The sound dial will reside in the R.-Buckminster-Fuller-inspired-gazebo-sculpture designed by Mark McNamara. Six “J” structures swirling to form two equilateral triangles imposed upon one another in a Star of David, the sculpture uses mathematical forms to channel the electromagnetic energy of the cosmos. The structure was built with student and community volunteers, with the advice of sculptors and landscape artists, and the use of recycled sheets, cardboard, and wood.
Atop the highest hill in Boston, from the sound dial, one can see the entire city. As an individual approaches the sound dial, they will hear nothing. Underneath a parabolic dome, the sound of the dial will be encased in a channel of sound. This is the nature of the parabola; Creating a uniform gravitation field without air resistance, parabolic reflectors harness electromagnetic radiation to a specific focal point - in this case, the sound dial.
Under the dome, you can hear the monk chanting didgeridoo sounds of Boston Avenue. These sounds are streaming live from the tuning tube installation that Bruce and Mark placed atop the Brown and Brew several weeks ago, a piece of equipment invented by Bruce Odland and Sam Auinger (O + A) and used in several of their installations. The dial sings Boston Ave in the key of E. This is the default mode of the dial.

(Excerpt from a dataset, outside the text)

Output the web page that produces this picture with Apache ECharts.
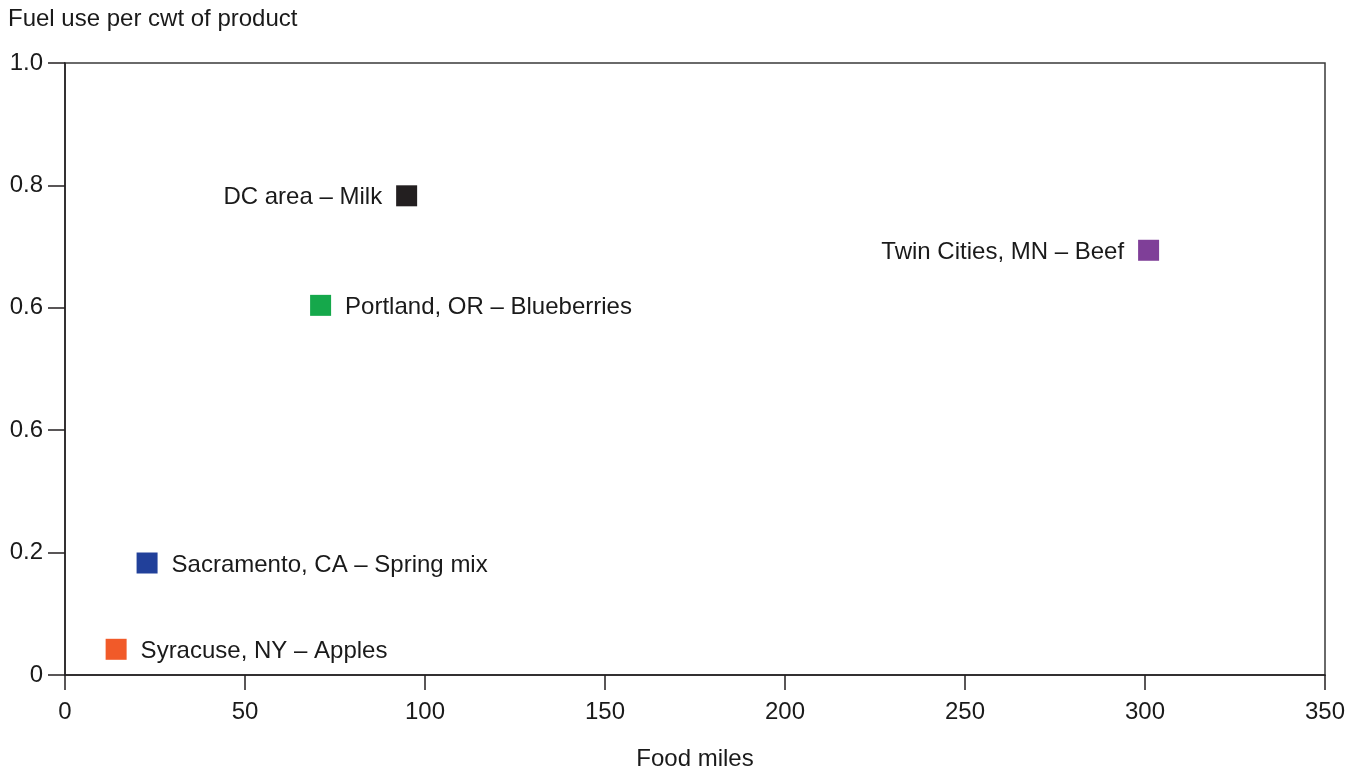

When you place your hands on the dial, the colors morph from blue to red, the sounds change, and images begin to appear in the whale’s eye center of the dial. The computer’s software activates. The compass locates the direction that the user is facing, and begins to pull up the sounds and images of the psychoacoustic student maps. The faster you move the dial, the less information you get. Move too quickly and you receive unintelligible noises and static images. The slower you move, stories begin emerge.
If the dial is facing Powderhouse rotary, the sounds of cars circling around will shroud you, and images of cars will appear in the whale’s eye. If you are facing Tufts’ computer lab, you will see students at the computers, and hear the clicking of keys. I created a spiritual sound map of Boston, which includes a full moon drum circle held by musician friends of mine in Jamaica Plain, as well as Kirtan at the Krishna Temple on Commonwealth Ave. If you have slowed down enough, as you cross from one area to the next, the sounds and images begin to cross-fade. To encourage human interaction, the dial’s colors and sounds react to the number of hands placed upon it.
Finally, the dial also has a clocktower function. When Bruce arrived at Tufts campus, one of the first things he noticed was that the church bell chime was missing some important notes. To him, the sounds were blatantly off, yet he was the only one to ever notice. Since then, he has been working with the organ player at the church to create his own chime, which will play at the opening. To make up for the missing chimes in the clocktower, the sound dial allows the public to upload their own sounds into the dial through this website, which will then be played on the dial the following half-hour.
As the opening date approaches, I would just like to congratulate all the fine and hardworking folk on this project for their valuable time and wonderful energy. The opening date is on April 23rd at 4pm on the Tisch Library Roof at Tufts University. I hope to see you all there.